__Listed entries__

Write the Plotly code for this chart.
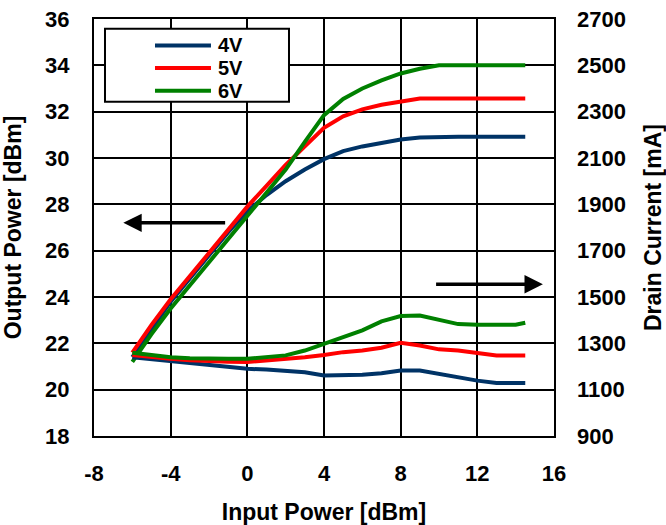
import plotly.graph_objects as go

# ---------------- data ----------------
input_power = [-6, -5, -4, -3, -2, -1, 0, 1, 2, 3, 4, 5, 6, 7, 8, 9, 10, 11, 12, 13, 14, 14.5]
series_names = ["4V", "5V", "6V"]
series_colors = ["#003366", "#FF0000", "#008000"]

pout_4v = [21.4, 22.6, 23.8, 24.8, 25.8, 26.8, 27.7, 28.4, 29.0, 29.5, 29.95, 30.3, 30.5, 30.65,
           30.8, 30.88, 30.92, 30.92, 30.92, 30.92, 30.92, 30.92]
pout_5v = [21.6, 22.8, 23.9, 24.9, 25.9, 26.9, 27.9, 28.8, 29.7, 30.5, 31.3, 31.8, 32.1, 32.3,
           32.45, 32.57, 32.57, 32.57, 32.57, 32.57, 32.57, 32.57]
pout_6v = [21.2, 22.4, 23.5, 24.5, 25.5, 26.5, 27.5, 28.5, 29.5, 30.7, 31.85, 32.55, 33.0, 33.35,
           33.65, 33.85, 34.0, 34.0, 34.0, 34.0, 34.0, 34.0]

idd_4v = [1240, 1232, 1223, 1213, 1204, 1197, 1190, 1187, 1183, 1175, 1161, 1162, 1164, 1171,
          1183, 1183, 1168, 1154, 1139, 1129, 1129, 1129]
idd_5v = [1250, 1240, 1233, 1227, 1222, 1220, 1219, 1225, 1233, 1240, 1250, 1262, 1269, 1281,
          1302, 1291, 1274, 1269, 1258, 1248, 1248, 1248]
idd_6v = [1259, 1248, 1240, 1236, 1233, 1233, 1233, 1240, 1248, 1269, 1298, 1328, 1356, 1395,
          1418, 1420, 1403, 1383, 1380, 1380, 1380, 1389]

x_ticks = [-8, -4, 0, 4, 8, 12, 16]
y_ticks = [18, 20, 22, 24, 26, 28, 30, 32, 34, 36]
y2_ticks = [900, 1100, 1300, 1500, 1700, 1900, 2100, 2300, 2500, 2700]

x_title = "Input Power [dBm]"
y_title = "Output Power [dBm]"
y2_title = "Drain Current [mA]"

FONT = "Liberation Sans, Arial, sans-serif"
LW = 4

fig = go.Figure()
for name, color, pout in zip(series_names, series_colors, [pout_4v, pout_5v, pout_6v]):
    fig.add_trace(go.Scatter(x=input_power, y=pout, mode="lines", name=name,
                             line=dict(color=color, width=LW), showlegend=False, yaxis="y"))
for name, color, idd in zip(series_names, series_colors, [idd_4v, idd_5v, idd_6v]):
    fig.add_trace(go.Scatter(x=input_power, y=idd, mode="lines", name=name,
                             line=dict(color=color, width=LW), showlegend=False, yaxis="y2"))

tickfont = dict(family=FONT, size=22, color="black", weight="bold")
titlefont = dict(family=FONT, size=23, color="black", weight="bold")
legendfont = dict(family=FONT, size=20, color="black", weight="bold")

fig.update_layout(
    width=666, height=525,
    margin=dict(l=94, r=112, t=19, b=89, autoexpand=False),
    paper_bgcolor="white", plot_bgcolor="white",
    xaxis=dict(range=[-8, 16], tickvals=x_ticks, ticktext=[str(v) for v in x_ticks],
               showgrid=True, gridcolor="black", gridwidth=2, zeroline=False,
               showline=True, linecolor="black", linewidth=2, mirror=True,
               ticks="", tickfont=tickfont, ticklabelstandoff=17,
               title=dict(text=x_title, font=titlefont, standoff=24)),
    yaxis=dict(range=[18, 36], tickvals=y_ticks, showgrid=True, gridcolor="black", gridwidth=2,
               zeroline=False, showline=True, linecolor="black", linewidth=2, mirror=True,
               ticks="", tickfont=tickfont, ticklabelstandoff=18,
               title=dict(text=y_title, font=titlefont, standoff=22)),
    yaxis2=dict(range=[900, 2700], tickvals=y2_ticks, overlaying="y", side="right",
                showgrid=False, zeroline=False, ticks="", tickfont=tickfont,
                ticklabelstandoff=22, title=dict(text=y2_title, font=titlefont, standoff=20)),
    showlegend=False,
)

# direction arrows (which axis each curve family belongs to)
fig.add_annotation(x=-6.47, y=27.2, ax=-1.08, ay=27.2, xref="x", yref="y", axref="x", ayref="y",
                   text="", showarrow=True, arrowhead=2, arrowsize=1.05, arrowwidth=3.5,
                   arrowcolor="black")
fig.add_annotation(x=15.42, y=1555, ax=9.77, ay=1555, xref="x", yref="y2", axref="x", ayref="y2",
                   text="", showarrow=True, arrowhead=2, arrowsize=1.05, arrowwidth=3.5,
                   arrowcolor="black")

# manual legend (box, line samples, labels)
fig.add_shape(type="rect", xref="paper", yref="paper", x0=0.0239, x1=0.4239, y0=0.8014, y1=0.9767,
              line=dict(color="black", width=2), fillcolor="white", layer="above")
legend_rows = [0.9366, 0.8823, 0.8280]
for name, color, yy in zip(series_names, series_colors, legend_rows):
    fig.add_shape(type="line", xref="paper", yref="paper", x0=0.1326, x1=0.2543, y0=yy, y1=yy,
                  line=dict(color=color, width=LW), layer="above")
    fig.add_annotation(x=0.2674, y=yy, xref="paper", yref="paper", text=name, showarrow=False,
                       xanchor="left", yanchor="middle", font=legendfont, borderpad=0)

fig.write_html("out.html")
...
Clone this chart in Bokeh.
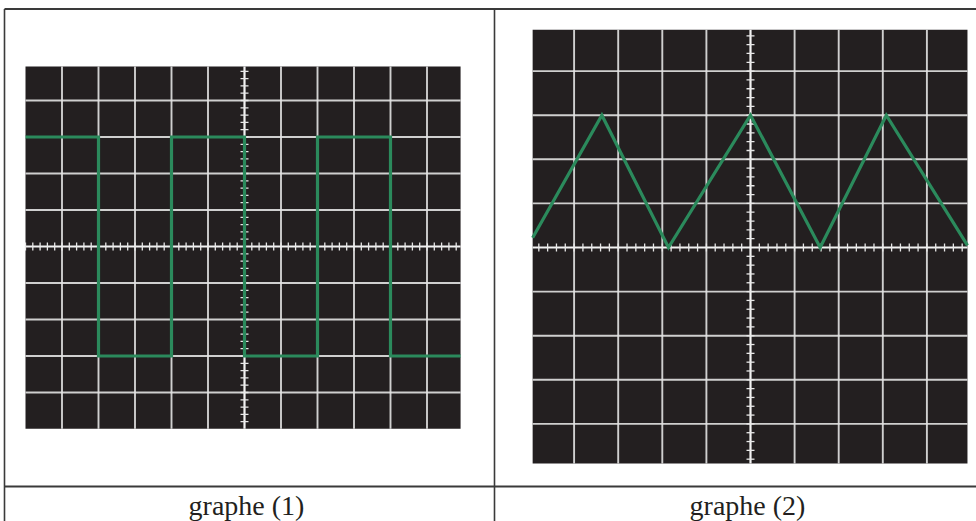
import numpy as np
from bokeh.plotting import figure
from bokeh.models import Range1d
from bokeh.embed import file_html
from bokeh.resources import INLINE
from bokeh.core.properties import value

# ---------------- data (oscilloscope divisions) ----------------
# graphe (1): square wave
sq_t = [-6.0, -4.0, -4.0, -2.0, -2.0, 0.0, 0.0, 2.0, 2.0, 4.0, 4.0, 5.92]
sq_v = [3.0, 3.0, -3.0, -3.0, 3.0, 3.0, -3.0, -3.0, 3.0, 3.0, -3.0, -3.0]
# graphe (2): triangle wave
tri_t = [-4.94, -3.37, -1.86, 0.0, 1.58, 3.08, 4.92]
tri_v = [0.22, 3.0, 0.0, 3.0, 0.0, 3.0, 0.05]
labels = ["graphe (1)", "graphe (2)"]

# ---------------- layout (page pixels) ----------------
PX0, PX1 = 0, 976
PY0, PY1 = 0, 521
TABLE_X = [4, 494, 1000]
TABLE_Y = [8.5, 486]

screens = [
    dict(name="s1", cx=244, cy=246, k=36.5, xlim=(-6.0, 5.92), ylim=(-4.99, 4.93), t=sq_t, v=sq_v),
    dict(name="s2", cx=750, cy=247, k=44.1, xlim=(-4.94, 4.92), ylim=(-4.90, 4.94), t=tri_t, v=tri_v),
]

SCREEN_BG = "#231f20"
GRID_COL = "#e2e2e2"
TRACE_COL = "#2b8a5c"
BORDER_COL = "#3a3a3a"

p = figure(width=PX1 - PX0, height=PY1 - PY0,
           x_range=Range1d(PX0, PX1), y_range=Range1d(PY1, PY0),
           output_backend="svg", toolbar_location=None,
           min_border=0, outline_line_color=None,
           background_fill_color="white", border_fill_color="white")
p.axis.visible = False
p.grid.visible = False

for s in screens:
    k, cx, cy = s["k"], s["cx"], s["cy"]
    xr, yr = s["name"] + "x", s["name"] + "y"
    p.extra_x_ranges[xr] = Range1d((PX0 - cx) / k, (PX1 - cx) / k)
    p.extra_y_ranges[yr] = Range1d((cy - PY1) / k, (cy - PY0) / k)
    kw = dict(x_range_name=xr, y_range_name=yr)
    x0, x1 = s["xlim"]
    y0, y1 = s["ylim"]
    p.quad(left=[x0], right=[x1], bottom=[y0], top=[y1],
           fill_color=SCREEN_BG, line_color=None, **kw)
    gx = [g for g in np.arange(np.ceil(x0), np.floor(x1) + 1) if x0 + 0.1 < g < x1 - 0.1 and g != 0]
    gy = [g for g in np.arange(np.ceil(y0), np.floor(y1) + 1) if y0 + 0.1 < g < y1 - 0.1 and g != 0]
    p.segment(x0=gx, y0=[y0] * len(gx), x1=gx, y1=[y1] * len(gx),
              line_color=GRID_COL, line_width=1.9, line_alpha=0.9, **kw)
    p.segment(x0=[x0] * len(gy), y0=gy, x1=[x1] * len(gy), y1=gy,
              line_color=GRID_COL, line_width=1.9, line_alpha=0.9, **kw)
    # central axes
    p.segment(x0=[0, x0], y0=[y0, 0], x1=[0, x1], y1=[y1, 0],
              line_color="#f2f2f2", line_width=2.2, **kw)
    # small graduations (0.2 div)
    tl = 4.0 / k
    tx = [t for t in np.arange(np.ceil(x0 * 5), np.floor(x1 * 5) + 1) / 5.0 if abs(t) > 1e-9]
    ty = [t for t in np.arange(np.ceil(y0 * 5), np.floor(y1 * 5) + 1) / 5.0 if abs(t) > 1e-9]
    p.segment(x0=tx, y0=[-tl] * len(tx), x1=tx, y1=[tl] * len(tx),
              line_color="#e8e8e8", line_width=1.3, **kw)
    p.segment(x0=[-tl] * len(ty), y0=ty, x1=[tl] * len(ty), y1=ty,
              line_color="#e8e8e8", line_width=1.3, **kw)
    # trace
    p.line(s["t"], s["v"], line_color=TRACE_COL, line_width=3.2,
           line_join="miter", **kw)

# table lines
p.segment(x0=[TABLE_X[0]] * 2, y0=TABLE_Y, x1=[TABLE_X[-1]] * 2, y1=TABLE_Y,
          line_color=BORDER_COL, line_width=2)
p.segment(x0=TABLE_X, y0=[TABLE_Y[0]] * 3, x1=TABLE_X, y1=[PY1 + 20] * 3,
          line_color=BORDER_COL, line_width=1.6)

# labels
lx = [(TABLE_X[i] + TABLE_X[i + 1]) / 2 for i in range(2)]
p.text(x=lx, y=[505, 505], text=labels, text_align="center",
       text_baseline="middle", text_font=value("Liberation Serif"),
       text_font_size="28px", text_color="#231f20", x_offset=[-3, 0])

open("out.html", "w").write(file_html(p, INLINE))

__Exercise instructions__
Check each line of the records above for "chart", and copy those that have it.

__Solution to this task__
Write the Plotly code for this chart.
Clone this chart in Bokeh.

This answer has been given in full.